The exhibition includes known as well as unseen photographs by Model, displayed alongside works on paper by important Expressionist artists working in Europe: Max Beckmann, Otto Dix, Ernst Ludwig Kirchner, George Grosz, Jeanne Mammen, and Lyonel Feininger. Additionally, Self Reflections features a recording of Arnold Schönberg’s masterpiece Pierrot Lunaire, a significant inspiration for Model whose creativity was largely fueled by music.

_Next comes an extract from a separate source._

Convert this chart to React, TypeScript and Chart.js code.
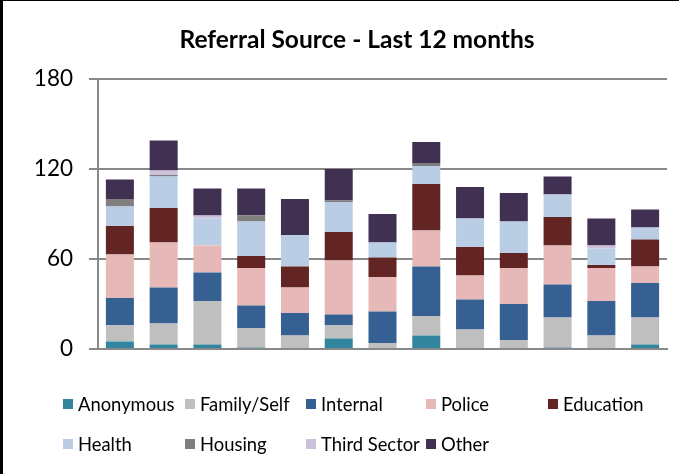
import React, { useEffect, useRef } from "react";
import { Chart, registerables } from "chart.js";

Chart.register(...registerables);

const months = ["M1", "M2", "M3", "M4", "M5", "M6", "M7", "M8", "M9", "M10", "M11", "M12", "M13"];

const anonymous = [5, 3, 3, 1, 0, 7, 0, 9, 0, 0, 1, 0, 3];
const familySelf = [11, 14, 29, 13, 9, 9, 4, 13, 13, 6, 20, 9, 18];
const internal = [18, 24, 19, 15, 15, 7, 21, 33, 20, 24, 22, 23, 23];
const police = [29, 30, 18, 25, 17, 36, 23, 24, 16, 24, 26, 22, 11];
const education = [19, 23, 0, 8, 14, 19, 13, 31, 19, 10, 19, 2, 18];
const health = [13, 21, 18, 23, 21, 20, 10, 12, 19, 21, 15, 11, 8];
const housing = [5, 1, 0, 4, 0, 1, 0, 2, 0, 0, 0, 0, 0];
const thirdSector = [0, 3, 2, 0, 0, 0, 0, 0, 0, 0, 0, 2, 0];
const other = [13, 20, 18, 18, 24, 21, 19, 14, 21, 19, 12, 18, 12];

const yTicks = [0, 60, 120, 180];

const titleText = "Referral Source - Last 12 months";
const seriesNames = ["Anonymous", "Family/Self", "Internal", "Police", "Education", "Health", "Housing", "Third Sector", "Other"];
const seriesColors = ["#31859C", "#BFBFBF", "#376092", "#E6B9B8", "#632523", "#B9CDE5", "#7F7F7F", "#CCC1DA", "#403152"];
const seriesData = [anonymous, familySelf, internal, police, education, health, housing, thirdSector, other];

const FONT = "Lato, 'Liberation Sans', sans-serif";

const titleAndLegend = {
  id: "titleAndLegend",
  afterDraw(chart: any) {
    const ctx = chart.ctx;
    ctx.save();
    ctx.font = `bold 24.5px ${FONT}`;
    ctx.fillStyle = "#000";
    ctx.textAlign = "center";
    ctx.textBaseline = "middle";
    ctx.fillText(chart.options.plugins.titleAndLegend.text, 354, 39);

    const colX = [60, 182, 303, 423, 545];
    const rowY = [403, 443];
    ctx.font = `18.4px ${FONT}`;
    ctx.textBaseline = "middle";
    ctx.textAlign = "left";
    chart.data.datasets.forEach((ds: any, i: number) => {
      const col = i % 5;
      const row = Math.floor(i / 5);
      const x = colX[col];
      const y = rowY[row];
      ctx.fillStyle = ds.backgroundColor;
      ctx.fillRect(x, y - 5, 10, 10);
      ctx.fillStyle = "#000";
      ctx.fillText(ds.label, x + 15, y + 1);
    });
    ctx.restore();
  },
};

export default function App() {
  const ref = useRef<HTMLCanvasElement | null>(null);
  useEffect(() => {
    if (!ref.current) return;
    const chart = new Chart(ref.current, {
      type: "bar",
      data: {
        labels: months,
        datasets: seriesNames.map((name, i) => ({
          label: name,
          data: seriesData[i],
          backgroundColor: seriesColors[i],
          borderWidth: 0,
          categoryPercentage: 1,
          barPercentage: 0.64,
        })),
      },
      options: {
        animation: false,
        responsive: false,
        maintainAspectRatio: false,
        layout: { padding: { left: 0, right: 12, top: 78, bottom: 125 } },
        plugins: {
          legend: { display: false },
          tooltip: { enabled: false },
          title: { display: false },
          titleAndLegend: { text: titleText },
        } as any,
        scales: {
          x: {
            stacked: true,
            ticks: { display: false },
            grid: { display: false, drawTicks: false },
            border: { display: true, color: "#898989", width: 2 },
            afterFit: (s: any) => { s.height = 0; },
          },
          y: {
            stacked: true,
            min: 0,
            max: 180,
            afterBuildTicks: (s: any) => { s.ticks = yTicks.map((v) => ({ value: v })); },
            ticks: {
              color: "#000",
              padding: 16,
              font: { family: FONT, size: 22.5 },
            },
            grid: { color: "#898989", lineWidth: 2, tickLength: 9, drawTicks: true },
            border: { display: true, color: "#898989", width: 2 },
            afterFit: (s: any) => { s.width = 95; },
          },
        },
      },
      plugins: [titleAndLegend],
    });
    return () => chart.destroy();
  }, []);
  return (
    <div
      style={{
        position: "absolute",
        left: 0,
        top: 0,
        width: 679,
        height: 474,
        background: "#fff",
        boxSizing: "border-box",
        borderLeft: "3px solid #000",
        borderTop: "1px solid #000",
        overflow: "hidden",
      }}
    >
      <canvas ref={ref} width={676} height={473} style={{ position: "absolute", left: 0, top: 0, width: 676, height: 473 }} />
    </div>
  );
}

Lisette Model is regarded as a master of the photographic medium. A native of Vienna, Model was a student of Arnold Schönberg, and was greatly influenced by the Expressionist avant-garde aesthetic and philosophy emerging in Europe in the first half of the 20th century. Model’s interest in depicting all aspects of modern society—the emotion, frustration, tension and anxiety of urban existence between the wars—mirrors the work of a number of second generation German and Austrian Expressionists. Like these artists, she opts for a flattened composition and her figures exaggeratedly fill the picture plane, creating unflattering caricatures of her subjects who become expressionistic tropes. Model’s work is based in social criticism as much as it is rooted in her use of the camera as a tool for understanding life by projecting the creative desires and motivations of the artist.
Lisette Model’s work has been the subject of numerous exhibitions and catalogs, and her influence as a teacher is widely acknowledged, most notably as the instructor to Diane Arbus, Peter Hujar, and Rosalind Solomon. Her work is in the collections of the National Gallery of Canada, San Francisco Museum of Modern Art, Metropolitan Museum of Art, Los Angeles County Museum of Art, Getty Museum, Centre Pompidou, Cleveland Museum of Art and the Museum of Modern Art among others.